You know those fluff pieces in newspapers that try to persuade you that an athlete’s reputation is undeserved and that he’s really a good guy? This isn’t one of those. If Lee Jenkins was trying to paint OJ Mayo in a good light, he absolutely fails in today’s New York Times article on the kid.
The article relates how a OJ Mayo came to sign with USC and it doesn’t exactly portray USC coach Tim Floyd in a flattering light either.
When Floyd answered the phone, he heard a teenager’s voice on the other end: “Coach, this is O. J. Mayo. I’d like to come to your school.”
Mayo had not been on an official campus visit. He had not seen the new arena, the Galen Center. He did not know anything about the current roster.
“I want to be different,” Floyd recalls Mayo telling him. “I want to leave a mark.”
Mayo’s mind was apparently made up.
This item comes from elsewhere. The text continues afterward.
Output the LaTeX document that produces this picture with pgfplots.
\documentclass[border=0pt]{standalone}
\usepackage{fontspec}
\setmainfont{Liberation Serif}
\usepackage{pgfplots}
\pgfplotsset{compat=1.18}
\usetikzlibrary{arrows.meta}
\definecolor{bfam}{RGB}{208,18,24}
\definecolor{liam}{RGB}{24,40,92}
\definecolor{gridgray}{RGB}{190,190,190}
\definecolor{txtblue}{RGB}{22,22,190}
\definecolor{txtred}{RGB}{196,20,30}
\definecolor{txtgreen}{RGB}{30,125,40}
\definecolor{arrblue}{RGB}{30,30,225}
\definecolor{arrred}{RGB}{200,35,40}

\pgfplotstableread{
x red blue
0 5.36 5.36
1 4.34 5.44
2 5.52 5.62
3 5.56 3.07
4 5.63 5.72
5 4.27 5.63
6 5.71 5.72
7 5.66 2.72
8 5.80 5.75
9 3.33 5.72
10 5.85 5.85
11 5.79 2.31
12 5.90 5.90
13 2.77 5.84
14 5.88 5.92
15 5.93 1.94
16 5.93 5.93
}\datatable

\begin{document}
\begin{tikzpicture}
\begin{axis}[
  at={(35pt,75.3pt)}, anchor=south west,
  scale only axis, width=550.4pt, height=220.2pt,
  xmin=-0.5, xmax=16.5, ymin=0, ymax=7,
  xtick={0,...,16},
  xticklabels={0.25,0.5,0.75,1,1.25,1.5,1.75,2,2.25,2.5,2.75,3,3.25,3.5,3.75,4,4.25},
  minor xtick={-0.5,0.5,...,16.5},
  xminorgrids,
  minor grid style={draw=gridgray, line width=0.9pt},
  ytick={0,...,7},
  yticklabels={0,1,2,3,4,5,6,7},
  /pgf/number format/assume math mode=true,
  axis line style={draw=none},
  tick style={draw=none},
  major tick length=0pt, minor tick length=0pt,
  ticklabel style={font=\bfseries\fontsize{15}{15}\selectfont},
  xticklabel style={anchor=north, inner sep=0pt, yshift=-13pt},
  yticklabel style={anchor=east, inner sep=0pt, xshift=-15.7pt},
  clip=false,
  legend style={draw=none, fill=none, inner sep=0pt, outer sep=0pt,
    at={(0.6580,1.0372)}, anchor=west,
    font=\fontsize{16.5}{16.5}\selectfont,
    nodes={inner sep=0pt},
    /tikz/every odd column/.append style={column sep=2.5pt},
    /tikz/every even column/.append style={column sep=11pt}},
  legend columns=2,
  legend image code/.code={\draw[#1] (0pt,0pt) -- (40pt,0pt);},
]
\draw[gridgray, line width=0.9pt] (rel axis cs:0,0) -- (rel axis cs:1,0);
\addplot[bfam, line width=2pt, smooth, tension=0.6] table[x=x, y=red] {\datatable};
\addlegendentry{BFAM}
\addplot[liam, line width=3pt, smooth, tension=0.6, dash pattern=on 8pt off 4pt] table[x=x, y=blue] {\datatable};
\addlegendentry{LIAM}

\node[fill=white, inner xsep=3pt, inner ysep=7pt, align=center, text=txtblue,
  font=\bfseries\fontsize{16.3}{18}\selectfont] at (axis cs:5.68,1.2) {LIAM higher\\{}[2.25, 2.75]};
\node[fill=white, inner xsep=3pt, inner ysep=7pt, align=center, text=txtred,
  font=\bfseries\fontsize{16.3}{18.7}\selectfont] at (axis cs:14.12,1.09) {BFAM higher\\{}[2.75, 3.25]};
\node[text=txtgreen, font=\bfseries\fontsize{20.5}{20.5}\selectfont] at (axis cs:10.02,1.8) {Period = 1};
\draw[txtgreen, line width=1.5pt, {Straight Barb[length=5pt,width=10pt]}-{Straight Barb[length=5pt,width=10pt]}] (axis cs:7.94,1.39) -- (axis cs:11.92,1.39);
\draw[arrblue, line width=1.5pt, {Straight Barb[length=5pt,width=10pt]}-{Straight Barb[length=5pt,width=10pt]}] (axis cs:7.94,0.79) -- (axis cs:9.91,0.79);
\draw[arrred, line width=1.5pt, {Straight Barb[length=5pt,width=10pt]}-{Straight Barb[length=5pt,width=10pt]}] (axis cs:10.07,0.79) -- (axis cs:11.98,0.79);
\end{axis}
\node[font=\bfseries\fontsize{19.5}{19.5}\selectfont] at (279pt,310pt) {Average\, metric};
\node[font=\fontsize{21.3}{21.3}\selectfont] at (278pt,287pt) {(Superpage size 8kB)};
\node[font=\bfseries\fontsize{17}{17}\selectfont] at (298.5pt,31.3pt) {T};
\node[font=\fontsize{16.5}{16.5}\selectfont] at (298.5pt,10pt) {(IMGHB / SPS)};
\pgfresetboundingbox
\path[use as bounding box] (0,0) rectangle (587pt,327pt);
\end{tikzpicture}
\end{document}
He was already looking ahead. “How many scholarships do we have for next year?” he asked.
Floyd stammered. “After this,” he said, “I guess we have three.”
Mayo went through the priority list in his mind. “Don’t worry about recruiting,” he said. “I’ll take care of it.”
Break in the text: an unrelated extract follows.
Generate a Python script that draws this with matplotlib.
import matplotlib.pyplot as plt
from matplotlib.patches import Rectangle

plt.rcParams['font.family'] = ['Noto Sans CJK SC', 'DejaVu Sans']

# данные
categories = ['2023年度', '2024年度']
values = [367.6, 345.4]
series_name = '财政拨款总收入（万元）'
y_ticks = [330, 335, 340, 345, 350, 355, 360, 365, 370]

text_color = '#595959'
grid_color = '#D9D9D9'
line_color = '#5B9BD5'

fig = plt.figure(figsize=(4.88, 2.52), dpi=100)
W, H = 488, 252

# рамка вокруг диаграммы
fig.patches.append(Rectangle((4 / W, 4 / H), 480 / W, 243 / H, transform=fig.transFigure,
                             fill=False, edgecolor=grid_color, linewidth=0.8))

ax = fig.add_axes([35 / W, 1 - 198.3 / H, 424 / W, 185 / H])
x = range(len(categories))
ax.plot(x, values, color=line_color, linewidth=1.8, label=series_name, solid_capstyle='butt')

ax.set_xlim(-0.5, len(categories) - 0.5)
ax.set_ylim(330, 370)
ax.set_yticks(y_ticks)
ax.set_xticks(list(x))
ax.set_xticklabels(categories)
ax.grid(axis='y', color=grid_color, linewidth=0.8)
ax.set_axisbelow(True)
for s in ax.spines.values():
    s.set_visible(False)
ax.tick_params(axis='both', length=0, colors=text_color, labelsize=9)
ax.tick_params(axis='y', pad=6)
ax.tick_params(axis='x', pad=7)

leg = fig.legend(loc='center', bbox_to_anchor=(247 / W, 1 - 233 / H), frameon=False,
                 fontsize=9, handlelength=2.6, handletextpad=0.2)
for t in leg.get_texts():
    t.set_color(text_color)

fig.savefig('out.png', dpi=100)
Before Floyd hung up, he asked one more time for Mayo’s cellphone number. “No,” Mayo said. “I’ll call you.
Now this is after one of Mayo’s friends had visited Floyd earlier in the day and told him that OJ wanted to market himself before going to the NBA and that the reason OJ wanted to go to USC was because LA gave him the best possible platform for doing so.
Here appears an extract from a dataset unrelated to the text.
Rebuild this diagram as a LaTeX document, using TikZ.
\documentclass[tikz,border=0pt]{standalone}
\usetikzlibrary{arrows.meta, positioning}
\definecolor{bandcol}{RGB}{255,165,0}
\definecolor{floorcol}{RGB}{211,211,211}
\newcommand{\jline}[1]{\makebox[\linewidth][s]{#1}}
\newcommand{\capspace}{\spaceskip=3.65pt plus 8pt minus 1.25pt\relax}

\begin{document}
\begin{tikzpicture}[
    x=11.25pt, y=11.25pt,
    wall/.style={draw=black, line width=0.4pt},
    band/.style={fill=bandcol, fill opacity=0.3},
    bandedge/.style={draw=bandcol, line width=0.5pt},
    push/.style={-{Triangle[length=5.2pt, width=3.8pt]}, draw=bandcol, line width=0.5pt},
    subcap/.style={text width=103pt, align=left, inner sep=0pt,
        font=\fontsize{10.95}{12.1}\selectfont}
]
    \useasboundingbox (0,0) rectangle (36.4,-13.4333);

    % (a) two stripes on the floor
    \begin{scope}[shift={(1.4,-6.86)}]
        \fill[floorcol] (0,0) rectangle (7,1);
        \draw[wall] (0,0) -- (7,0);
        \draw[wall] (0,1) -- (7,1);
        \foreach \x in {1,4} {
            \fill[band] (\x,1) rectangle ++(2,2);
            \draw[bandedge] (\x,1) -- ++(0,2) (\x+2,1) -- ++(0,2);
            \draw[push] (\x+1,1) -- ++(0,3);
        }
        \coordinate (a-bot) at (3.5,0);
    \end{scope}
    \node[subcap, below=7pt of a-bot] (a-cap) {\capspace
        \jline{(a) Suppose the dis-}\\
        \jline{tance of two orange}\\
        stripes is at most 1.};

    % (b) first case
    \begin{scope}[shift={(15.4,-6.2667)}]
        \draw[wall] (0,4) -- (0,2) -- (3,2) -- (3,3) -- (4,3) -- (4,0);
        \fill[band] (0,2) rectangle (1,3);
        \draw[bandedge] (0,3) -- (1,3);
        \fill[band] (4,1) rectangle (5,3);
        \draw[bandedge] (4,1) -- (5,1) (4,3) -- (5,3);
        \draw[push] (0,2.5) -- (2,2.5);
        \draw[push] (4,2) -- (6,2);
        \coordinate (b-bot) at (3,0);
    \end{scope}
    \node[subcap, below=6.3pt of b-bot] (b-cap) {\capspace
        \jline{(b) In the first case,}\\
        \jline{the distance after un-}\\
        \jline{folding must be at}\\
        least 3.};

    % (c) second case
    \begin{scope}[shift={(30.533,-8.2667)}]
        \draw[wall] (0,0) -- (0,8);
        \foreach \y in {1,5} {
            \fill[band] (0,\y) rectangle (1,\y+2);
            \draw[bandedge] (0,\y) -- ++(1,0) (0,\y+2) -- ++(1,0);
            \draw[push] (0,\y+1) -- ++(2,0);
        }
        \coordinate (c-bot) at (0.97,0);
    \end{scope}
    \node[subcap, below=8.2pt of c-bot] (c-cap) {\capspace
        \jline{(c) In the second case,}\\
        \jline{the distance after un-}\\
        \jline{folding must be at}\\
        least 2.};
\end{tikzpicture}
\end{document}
Basketball phenoms today are too worried about becoming a global icon and marketing and shoe deals, all before they play a second of pro ball. Sure Michael Jordan is the most recognized athlete in the world but he played for the love of the game and then everything else (colognes, clothing, Hanes, Space Jam) followed. OJ Mayo is more worried about his endorsement deals than he is about the game.
Now every sycophant and parasite in his entourage will just tell him that we’re just hatin’ but you can make a lot of money and not come off as an arrogant punk.
By the way, OJ’s first visit to USC? There was a documentary film crew following him. Of course.